Fitzpatricks Report reveals nearly 30 per cent jump in home building approvals in 2015-16

Richard Fitzpatrick says a healthy population growth is behind Wagga's strong home construction and real estate market.

Richard Fitzpatrick says a healthy population growth is behind Wagga's strong home construction and real estate market.

A NEARLY 30 per cent jump in Wagga house building approvals last financial year could be repeated as pent up demand and continuing low interest rates drive good times in construction.

According to the latest annual retrospective analysis of the Wagga property market by Fitzpatricks Real Estate, the city council approved 493 residential buildings in the 2015-16 financial year, an increase of 29.3 per cent over the previous 12 months.

Fitzpatricks director, Richard Fitzpatrick, said it was his guess the following year’s approval rate would be similar, but would then ease because the high growth rate was not sustainable.
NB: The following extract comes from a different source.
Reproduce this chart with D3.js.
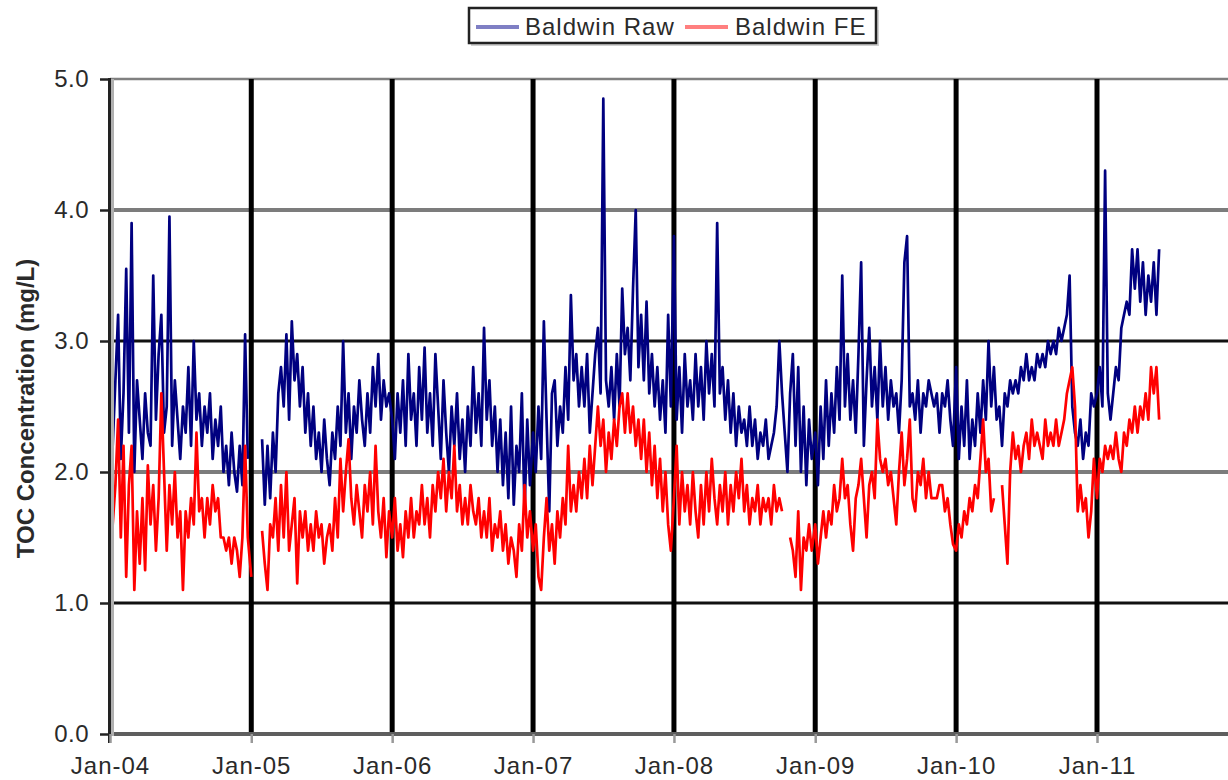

Mr Fitzpatrick said Wagga’s strong population growth – it increased by 897 in 2015-16 and is forecast to reach 80,410 in 20 years if the current growth rate of 1.4 per cent is maintained – was a major factor behind the boom.

“It comes back to population growth,” he said.

“If you have another 800 or 900 people a year that is more than 300 dwellings needed each year.”

There was a 10 per cent increase in house sales and a 6.25 per cent rise in the median house price to $340,000 in 2015-16.

Prices and sales have dipped since July, but that has been blamed on short-term factors, such the wet and cold winter delaying the traditional spring sales upswing.

Already, there has been a bounce back, according to Mr Fitzpatrick, with his firm selling 10 houses in the past week.

“Ten in a week is a very good figure when last financial year there were 1137 houses sold in Wagga,” Mr Fitzpatrick said.

Mr Fitzpatrick said a low 2.18 per cent residential rental vacancy rate augured well for property investment for the third year in a row.

Tatton was Wagga’s most expensive suburb in which to buy, according to Fitzpatrick’s sales, with a median house price of $495,000.

It was followed by Boorooma ($425,000) Bourkelands ($415,000), Lloyd ($409,000) and Gobbagombalin ($395,000).

The five cheapest suburbs were Mount Austin ($228,500), Ashmont ($233,500), Tolland ($237,500), Kooringal ($295,000) and Glenfield Park ($309,500).

These prices compare to $621,000 for NSW and $1.022 million for Sydney.

The average weekly rent for a house in Wagga last financial year was $330, up 3.125 per cent, while the average rent for a home unit was $260, up 4 per cent.

Wagga households spent 31.1 per cent of their income paying back their mortgages compared to the state average of 37.18 per cent. Some 322 residential blocks were sold in Wagga last financial year, up 18 per cent.